### Items
════════════════════

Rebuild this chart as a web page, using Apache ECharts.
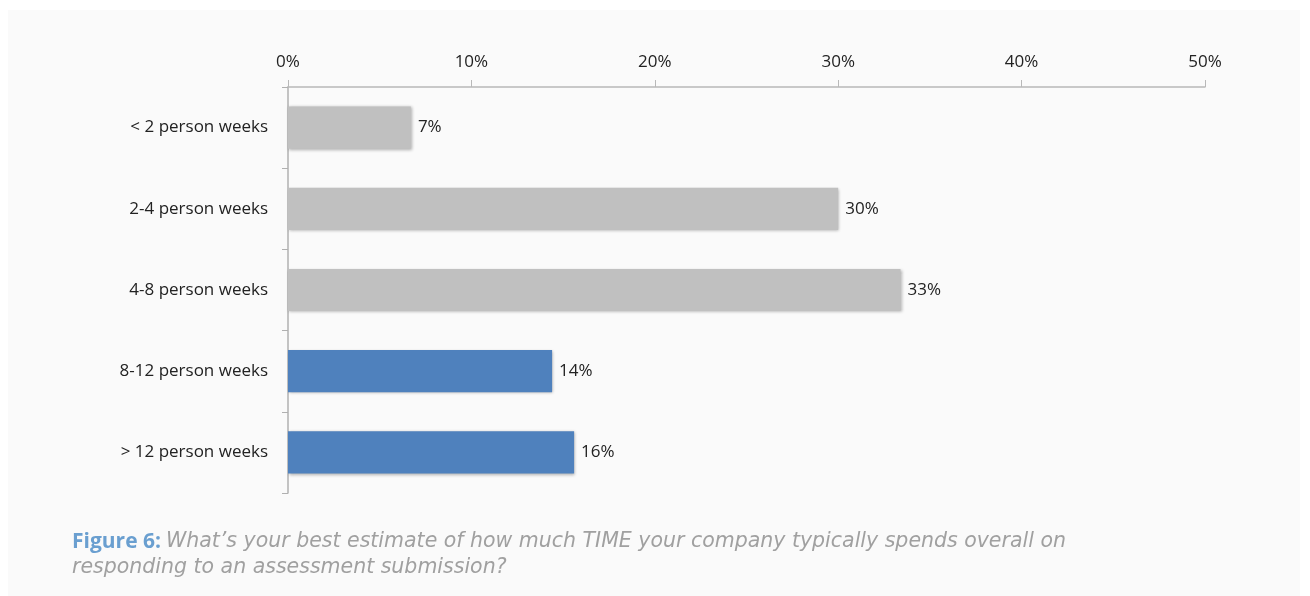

════════════════════

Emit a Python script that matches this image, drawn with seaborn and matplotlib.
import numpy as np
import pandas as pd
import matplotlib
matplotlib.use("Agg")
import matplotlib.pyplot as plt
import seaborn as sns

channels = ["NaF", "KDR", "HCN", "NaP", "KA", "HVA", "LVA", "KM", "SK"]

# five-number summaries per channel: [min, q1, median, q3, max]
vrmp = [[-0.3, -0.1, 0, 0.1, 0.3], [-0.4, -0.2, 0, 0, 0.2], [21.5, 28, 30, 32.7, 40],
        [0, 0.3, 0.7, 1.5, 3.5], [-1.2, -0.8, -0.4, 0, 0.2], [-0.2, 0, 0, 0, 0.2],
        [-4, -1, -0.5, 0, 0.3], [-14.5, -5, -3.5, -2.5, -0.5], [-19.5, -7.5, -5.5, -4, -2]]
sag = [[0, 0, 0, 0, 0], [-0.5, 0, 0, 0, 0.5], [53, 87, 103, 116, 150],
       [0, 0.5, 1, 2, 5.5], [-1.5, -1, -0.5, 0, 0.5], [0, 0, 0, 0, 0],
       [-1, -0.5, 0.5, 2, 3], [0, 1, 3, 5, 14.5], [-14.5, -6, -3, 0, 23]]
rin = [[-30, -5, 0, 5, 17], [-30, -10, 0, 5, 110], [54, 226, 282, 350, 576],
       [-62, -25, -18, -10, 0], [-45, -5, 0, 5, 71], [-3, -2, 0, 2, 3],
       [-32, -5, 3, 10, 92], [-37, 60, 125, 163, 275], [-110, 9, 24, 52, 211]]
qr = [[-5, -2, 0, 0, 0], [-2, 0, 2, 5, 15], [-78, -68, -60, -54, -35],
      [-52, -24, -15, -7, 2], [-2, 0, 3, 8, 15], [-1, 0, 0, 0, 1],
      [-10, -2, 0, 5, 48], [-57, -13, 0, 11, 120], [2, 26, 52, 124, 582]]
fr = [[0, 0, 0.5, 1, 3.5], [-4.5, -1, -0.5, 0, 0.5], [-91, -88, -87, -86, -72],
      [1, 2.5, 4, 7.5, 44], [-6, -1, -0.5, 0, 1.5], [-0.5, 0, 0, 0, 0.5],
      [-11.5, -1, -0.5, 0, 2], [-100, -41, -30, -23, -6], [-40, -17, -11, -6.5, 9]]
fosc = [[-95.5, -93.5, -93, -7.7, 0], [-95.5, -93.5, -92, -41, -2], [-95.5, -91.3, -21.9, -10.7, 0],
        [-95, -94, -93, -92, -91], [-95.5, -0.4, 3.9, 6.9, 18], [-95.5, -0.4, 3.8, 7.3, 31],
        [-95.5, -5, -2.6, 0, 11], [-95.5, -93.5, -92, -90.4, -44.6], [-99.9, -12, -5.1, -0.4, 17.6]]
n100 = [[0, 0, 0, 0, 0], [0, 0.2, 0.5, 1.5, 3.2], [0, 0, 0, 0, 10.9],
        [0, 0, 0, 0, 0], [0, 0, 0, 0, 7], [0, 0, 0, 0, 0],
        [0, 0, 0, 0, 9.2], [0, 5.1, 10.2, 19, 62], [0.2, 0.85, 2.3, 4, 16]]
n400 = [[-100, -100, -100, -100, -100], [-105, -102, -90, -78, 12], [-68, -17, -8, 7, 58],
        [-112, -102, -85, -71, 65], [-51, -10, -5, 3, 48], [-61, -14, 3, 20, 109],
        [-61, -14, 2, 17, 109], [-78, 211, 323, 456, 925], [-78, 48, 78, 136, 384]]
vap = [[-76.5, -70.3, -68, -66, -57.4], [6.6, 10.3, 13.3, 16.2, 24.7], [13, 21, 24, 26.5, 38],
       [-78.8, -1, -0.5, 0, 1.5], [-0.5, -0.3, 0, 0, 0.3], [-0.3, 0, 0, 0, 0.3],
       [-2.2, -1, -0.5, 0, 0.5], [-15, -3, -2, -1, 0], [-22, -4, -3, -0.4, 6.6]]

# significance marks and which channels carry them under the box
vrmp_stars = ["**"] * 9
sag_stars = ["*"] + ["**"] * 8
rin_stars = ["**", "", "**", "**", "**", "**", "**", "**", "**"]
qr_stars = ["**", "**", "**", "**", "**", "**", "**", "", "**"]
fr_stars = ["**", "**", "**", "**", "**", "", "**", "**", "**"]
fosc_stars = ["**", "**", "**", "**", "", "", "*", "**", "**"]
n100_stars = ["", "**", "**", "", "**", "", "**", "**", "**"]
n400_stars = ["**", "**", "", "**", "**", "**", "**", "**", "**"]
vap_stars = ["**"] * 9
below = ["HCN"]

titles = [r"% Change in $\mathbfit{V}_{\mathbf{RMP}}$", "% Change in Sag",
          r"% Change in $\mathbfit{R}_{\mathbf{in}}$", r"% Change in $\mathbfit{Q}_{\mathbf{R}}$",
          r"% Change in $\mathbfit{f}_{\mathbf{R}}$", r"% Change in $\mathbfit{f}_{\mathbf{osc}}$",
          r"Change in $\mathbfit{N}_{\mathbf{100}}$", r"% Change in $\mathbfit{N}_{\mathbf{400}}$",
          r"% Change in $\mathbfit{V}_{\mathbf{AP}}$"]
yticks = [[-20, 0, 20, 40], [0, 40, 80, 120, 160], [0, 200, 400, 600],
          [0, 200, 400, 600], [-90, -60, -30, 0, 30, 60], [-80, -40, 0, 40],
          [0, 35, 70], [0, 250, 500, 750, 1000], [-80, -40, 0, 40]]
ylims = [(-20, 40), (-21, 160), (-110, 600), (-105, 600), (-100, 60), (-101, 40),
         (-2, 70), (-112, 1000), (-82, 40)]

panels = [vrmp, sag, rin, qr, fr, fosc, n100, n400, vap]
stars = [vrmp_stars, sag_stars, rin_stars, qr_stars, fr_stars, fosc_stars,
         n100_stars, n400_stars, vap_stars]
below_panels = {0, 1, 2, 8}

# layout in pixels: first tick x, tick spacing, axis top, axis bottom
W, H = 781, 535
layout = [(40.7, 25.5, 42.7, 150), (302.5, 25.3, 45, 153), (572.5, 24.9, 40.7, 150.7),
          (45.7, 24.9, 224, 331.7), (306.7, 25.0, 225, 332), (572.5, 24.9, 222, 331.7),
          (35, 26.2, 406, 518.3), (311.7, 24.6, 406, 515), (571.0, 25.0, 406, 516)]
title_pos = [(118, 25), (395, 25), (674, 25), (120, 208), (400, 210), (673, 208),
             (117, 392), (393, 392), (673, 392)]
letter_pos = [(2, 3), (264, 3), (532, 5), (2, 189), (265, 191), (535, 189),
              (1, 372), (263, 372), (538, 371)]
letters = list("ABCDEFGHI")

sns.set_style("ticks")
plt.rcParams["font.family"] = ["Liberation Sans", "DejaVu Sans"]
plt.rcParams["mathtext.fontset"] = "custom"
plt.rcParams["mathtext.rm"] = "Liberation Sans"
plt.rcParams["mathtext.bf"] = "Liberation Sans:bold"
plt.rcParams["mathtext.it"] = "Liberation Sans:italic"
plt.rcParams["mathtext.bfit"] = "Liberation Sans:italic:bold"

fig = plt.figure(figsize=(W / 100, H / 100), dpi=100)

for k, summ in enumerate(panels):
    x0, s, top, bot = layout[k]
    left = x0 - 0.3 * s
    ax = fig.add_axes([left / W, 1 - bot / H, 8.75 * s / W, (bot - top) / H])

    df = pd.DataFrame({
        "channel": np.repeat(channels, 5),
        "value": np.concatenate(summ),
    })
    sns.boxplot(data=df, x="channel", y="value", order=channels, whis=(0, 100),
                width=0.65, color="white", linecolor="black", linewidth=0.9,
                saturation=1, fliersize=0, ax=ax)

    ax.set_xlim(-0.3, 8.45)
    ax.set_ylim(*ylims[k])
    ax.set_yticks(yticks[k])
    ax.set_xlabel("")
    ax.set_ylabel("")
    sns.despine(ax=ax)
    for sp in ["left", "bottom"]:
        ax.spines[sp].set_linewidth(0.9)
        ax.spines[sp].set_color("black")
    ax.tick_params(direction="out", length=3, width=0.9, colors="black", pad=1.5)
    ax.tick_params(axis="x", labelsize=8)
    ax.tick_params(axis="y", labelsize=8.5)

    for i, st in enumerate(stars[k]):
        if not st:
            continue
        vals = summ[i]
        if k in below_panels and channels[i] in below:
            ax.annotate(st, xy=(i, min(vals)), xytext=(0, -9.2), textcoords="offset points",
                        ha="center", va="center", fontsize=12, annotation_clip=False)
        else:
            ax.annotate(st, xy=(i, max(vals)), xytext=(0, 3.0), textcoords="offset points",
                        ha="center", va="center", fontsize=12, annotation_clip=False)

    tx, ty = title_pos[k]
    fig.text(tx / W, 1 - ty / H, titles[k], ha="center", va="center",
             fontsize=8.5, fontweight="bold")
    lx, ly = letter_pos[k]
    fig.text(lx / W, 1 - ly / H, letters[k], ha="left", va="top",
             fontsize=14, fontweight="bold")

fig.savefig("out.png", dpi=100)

════════════════════

### Prompt
Quote exactly the lines running from the line with "Emit a Python" through the line with "import seaborn as sns", both ends included, and nothing more.

### Reply
Emit a Python script that matches this image, drawn with seaborn and matplotlib.
import numpy as np
import pandas as pd
import matplotlib
matplotlib.use("Agg")
import matplotlib.pyplot as plt
import seaborn as sns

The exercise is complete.